Image from RAINN
I’m one of those women. You know, the bothersome type who have used #metoo. I have to admit, even though I’ve experienced harassment, at least a half dozen times, I’ve never been raped. Think about that for a minute.
I. Am. Lucky. Because. I. Have. Never. Been. Raped.
I wonder how many times you thought to yourself: She wants it. I’m rich. I can have any woman. They are lucky that I’m interested in them at all. Because, hey, if a rich guy like me finds them attractive, well then, they must be worth more than those other women that don’t merit a second look.
I was 16 when my mom’s doctor tried to kiss me. In a parking lot. I was on my way to work. I dodged his toad lips. I told my boss; she revoked his membership. I was lucky.
I was 17 when my sister’s college boyfriend groped my breasts and ass. She was standing next to us, clueless. That time, I was so shocked, I had no idea how to react. She eventually broke up with him and married a nicer guy. Sort of lucky.
I was 19 and at a college party and I turned around and some frat guy grabbed both of my breasts. In public. He had an on-going bet with his friends to see how many women he could feel up. He walked away, laughing. I kicked him in the Achilles’ tendon. Hard. With silver-tipped cowboy boots. I was lucky.
I was also lucky that my parents raised my sisters and I to be strong, opinionated, self-assured women. This rearing stood me in good stead when alone on a dorm elevator, three big ten football players got on. They surrounded me, asking me if I wanted to go down. I was 98 pounds and stood at 5’3″. I told them to fuck off; they laughed and got out of my way when my floor came up. I was extremely lucky.

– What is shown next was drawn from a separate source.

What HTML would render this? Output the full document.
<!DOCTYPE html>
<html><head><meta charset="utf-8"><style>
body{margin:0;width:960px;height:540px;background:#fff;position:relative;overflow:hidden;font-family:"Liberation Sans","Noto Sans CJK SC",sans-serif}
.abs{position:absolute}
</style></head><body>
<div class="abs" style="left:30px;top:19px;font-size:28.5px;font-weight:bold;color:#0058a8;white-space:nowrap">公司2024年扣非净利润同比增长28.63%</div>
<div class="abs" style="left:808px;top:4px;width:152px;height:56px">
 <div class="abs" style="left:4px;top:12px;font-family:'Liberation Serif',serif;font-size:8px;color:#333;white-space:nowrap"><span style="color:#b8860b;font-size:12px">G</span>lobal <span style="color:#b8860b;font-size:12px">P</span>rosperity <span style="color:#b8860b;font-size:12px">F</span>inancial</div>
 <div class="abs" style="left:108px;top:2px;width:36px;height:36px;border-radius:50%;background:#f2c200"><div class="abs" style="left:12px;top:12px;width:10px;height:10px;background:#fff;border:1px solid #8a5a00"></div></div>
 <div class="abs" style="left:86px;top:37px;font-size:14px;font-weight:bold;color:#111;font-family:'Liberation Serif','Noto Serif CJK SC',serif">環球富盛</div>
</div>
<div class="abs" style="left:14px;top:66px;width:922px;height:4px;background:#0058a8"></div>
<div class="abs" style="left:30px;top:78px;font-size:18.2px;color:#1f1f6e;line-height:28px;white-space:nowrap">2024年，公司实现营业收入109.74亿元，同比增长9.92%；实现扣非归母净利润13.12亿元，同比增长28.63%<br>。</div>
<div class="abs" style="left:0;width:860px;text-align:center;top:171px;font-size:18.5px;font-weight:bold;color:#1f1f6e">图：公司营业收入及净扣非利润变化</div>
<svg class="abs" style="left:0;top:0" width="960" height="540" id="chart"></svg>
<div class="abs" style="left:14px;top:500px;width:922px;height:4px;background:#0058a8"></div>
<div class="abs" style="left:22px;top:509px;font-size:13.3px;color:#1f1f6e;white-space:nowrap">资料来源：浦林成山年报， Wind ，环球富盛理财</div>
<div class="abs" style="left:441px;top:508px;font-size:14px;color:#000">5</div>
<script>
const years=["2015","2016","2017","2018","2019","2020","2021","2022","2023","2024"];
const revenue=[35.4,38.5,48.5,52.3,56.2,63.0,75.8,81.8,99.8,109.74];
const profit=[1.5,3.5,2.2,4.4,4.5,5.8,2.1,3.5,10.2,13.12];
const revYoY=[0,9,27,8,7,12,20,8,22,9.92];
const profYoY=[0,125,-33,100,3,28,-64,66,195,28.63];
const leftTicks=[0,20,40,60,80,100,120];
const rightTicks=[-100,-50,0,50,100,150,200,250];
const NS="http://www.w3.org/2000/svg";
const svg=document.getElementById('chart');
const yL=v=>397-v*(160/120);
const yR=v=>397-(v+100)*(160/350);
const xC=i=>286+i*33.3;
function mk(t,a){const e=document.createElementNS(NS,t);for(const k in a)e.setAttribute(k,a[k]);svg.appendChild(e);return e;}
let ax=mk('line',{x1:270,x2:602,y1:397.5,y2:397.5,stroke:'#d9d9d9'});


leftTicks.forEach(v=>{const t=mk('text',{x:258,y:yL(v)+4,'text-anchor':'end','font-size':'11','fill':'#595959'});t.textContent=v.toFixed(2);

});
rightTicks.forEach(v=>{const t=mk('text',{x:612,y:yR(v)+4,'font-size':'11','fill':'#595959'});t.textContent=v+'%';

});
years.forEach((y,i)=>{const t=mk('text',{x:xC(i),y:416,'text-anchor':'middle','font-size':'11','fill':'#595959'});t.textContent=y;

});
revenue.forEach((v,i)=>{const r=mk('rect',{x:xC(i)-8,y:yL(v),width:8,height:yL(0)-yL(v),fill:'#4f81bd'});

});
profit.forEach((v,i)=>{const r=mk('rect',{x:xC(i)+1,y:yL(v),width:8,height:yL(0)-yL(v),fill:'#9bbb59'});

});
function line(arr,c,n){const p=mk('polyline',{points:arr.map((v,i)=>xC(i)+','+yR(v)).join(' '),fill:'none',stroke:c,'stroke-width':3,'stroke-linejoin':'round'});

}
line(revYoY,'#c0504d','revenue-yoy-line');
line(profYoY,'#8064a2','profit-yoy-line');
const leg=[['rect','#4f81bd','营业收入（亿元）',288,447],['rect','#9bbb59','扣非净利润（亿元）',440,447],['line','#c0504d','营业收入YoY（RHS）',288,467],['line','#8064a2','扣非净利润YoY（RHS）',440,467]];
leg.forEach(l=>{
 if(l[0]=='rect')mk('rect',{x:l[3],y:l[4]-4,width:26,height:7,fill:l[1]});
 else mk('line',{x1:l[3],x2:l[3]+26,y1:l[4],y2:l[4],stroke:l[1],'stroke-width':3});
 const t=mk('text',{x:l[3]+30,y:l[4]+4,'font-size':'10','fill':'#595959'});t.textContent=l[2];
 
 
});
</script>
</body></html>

You know who wasn’t lucky? My roommate. She was at a party. Someone slipped something into her beer. She woke in a frat house. She’d been raped. She walked around campus for a year. She tried to handle the attack on her own. She never told us. She would see her rapist on campus, and he would wave at her, all happy, like he hadn’t done anything wrong.
One night, we were at a bar. She saw him. She lost it. She turned to me and our other roommates and said, “That guy raped me.” He waved at her and winked, she smiled back and walked over to him. Then, she smashed her beer bottle over his head. My other roommate kicked him where it counted most, and I explained the situation to the bouncers. That guy, Joe Fratboy, was banned from the bar, a big deal when you go to a big ten school. I drove my friend to the E.R. where she had to endure stitches on her finger from the broken beer bottle. She was not lucky.

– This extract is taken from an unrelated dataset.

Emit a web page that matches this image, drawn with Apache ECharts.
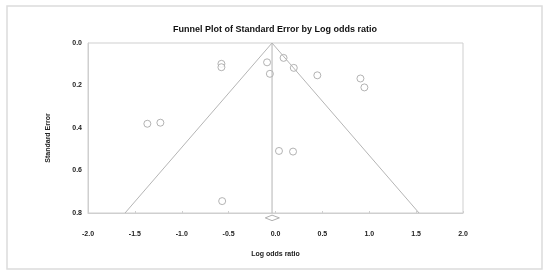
<!DOCTYPE html>
<html>
<head>
<meta charset="utf-8">
<script src="https://cdn.jsdelivr.net/npm/echarts@6/dist/echarts.min.js"></script>
<style>html,body{margin:0;padding:0;background:#fff}#c{width:550px;height:273px}</style>
</head>
<body>
<div id="c"></div>
<script>
// Study estimates: log odds ratio and standard error
var logOdds = [-0.577, -0.577, -0.09, -0.06, 0.086, 0.195, 0.446, 0.906, 0.948, -1.367, -1.228, 0.037, 0.187, -0.569];
var stdErr  = [0.098, 0.114, 0.091, 0.145, 0.070, 0.117, 0.152, 0.167, 0.209, 0.380, 0.375, 0.508, 0.511, 0.744];
// Combined effect and its confidence limits (diamond)
var pooled = -0.037;
var pooledLow = -0.109;
var pooledHigh = 0.041;
var seMax = 0.8;
var z = 1.96;
var xTicks = [-2.0, -1.5, -1.0, -0.5, 0.0, 0.5, 1.0, 1.5, 2.0];
var yTicks = [0.0, 0.2, 0.4, 0.6, 0.8];

var points = logOdds.map(function (v, i) { return [v, stdErr[i]]; });
var funnel = [[pooled - z * seMax, seMax], [pooled, 0], [pooled + z * seMax, seMax]];
var centre = [[pooled, 0], [pooled, seMax]];
var dY = 0.823, dH = 0.013;
var diamond = [[pooledLow, dY], [pooled, dY - dH], [pooledHigh, dY], [pooled, dY + dH], [pooledLow, dY]];

var chart = echarts.init(document.getElementById('c'), null, { renderer: 'canvas' });
var lab = { fontFamily: 'Liberation Sans', fontWeight: 'bold', fontSize: 7, color: '#222' };
chart.setOption({
  animation: false,
  backgroundColor: '#fff',
  title: {
    text: 'Funnel Plot of Standard Error by Log odds ratio',
    left: 'center', top: 20,
    textStyle: { fontFamily: 'Liberation Sans', fontWeight: 'bold', fontSize: 9, color: '#111' }
  },
  graphic: [{
    type: 'rect', shape: { x: 7, y: 6, width: 535, height: 263 },
    style: { fill: 'none', stroke: '#dcdcdc', lineWidth: 1.5 }, silent: true, z: -1
  }],
  grid: { left: 88, right: 87, top: 43, bottom: 60, show: true, borderColor: '#cfcfcf', borderWidth: 1, backgroundColor: 'transparent' },
  xAxis: {
    type: 'value', min: xTicks[0], max: xTicks[xTicks.length - 1], interval: 0.5,
    name: 'Log odds ratio', nameLocation: 'middle', nameGap: 38,
    nameTextStyle: lab,
    axisLine: { show: true, onZero: false, lineStyle: { color: '#cfcfcf' } },
    axisTick: { show: true, inside: true, length: 2, lineStyle: { color: '#cfcfcf' } },
    axisLabel: Object.assign({ margin: 18, formatter: function (v) { return v.toFixed(1); } }, lab),
    splitLine: { show: false }
  },
  yAxis: {
    type: 'value', inverse: true, min: yTicks[0], max: yTicks[yTicks.length - 1], interval: 0.2,
    name: 'Standard Error', nameLocation: 'middle', nameGap: 36, nameRotate: 90,
    nameTextStyle: Object.assign({ padding: [0, 20, 0, 0] }, lab),
    axisLine: { show: true, onZero: false, lineStyle: { color: '#cfcfcf' } },
    axisTick: { show: false },
    axisLabel: Object.assign({ margin: 6, formatter: function (v) { return v.toFixed(1); } }, lab),
    splitLine: { show: false }
  },
  series: [
    { type: 'line', data: funnel, symbol: 'none', lineStyle: { color: '#b5b5b5', width: 1 }, silent: true },
    { type: 'line', data: centre, symbol: 'none', lineStyle: { color: '#b5b5b5', width: 1 }, silent: true },
    { type: 'line', data: diamond, symbol: 'none', clip: false, lineStyle: { color: '#b0b0b0', width: 1 }, silent: true },
    { type: 'scatter', data: points, symbol: 'circle', symbolSize: 7,
      itemStyle: { color: '#fff', borderColor: '#a0a0a0', borderWidth: 1 } }
  ]
});
</script>
</body>
</html>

I’ve been groped, and felt up, and verbally intimidated, and pawed at, and pinched, and so-many-other-fucking-things-that-I-need-a-thesaurus-to-name-them-all. And I feel lucky? Do you think, you self-admitted grabber of pussies, that the women you physically harassed feel lucky?
Let me answer that for you: no, they are pissed.
Oops. I forgot. According to you, these we women are lying. Because, really, it is so much fun to tell others about when we’ve been sexually assaulted. We ALL know who the @realliar is.